Re: [RFC 1/2] sched: reduce migration cost between faster caches for idle_balance

From: Mike Galbraith
Date: Thu Feb 15 2018 - 13:08:18 EST


On Thu, 2018-02-15 at 11:35 -0500, Steven Sistare wrote:
> On 2/10/2018 1:37 AM, Mike Galbraith wrote:
> > On Fri, 2018-02-09 at 11:08 -0500, Steven Sistare wrote:
> >>>> @@ -8804,7 +8803,8 @@ static int idle_balance(struct rq *this_rq, struct rq_flags *rf)
> >>>> if (!(sd->flags & SD_LOAD_BALANCE))
> >>>> continue;
> >>>>
> >>>> - if (this_rq->avg_idle < curr_cost + sd->max_newidle_lb_cost) {
> >>>> + if (this_rq->avg_idle < curr_cost + sd->max_newidle_lb_cost +
> >>>> + sd->sched_migration_cost) {
> >>>> update_next_balance(sd, &next_balance);
> >>>> break;
> >>>> }
> >>>
> >>> Ditto.
> >>
> >> The old code did not migrate if the expected costs exceeded the expected idle
> >> time. The new code just adds the sd-specific penalty (essentially loss of cache
> >> footprint) to the costs.
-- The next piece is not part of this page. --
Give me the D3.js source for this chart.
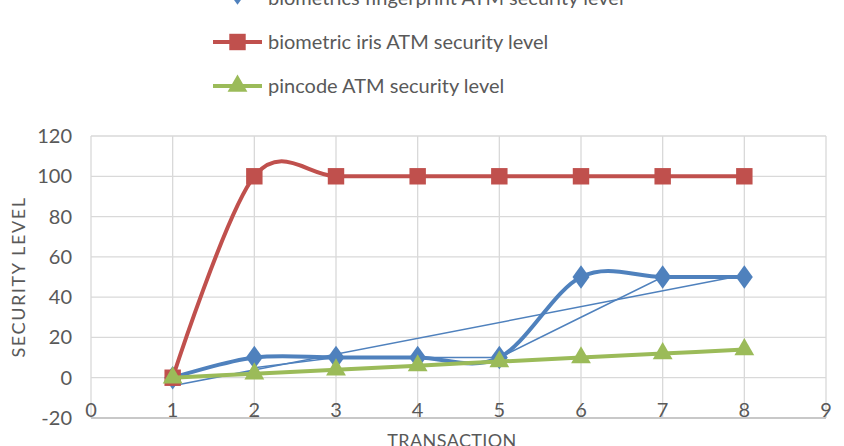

The for_each_domain loop visit smallest to largest
> >> sd's, hence visiting smallest to largest migration costs (though the tunables do
> >> not enforce an ordering), and bails at the first sd where the total cost is a lose.
> >
> > Hrm..
> >
> > You're now adding a hypothetical cost to the measured cost of running
> > the LB machinery, which implies that the measurement is insufficient,
> > but you still don't say why it is insufficient.  What happens if you
> > don't do that?  I ask, because when I removed the...
> >
> >    this_rq->avg_idle < sysctl_sched_migration_cost
> >
> > ...bits to check removal effect for Peter, the original reason for it
> > being added did not re-materialize, making me wonder why you need to
> > make this cutoff more aggressive.
>
> The current code with sysctl_sched_migration_cost discourages migration
> too much, per our test results.

That's why I asked you what happens if you only whack the _apparently_
(but maybe not) obsolete old throttle, it appeared likely that your win
came from allowing a bit more migration than the simple throttle
allowed, which if true, would obviate the need for anything more.

> Can you provide more details on the sysbench oltp test that motivated you
> to add sysctl_sched_migration_cost to idle_balance, so Rohit can re-test it?

The problem at that time was the cycle overhead of entering that LB
path at high frequency.  Dirt simple.

-Mike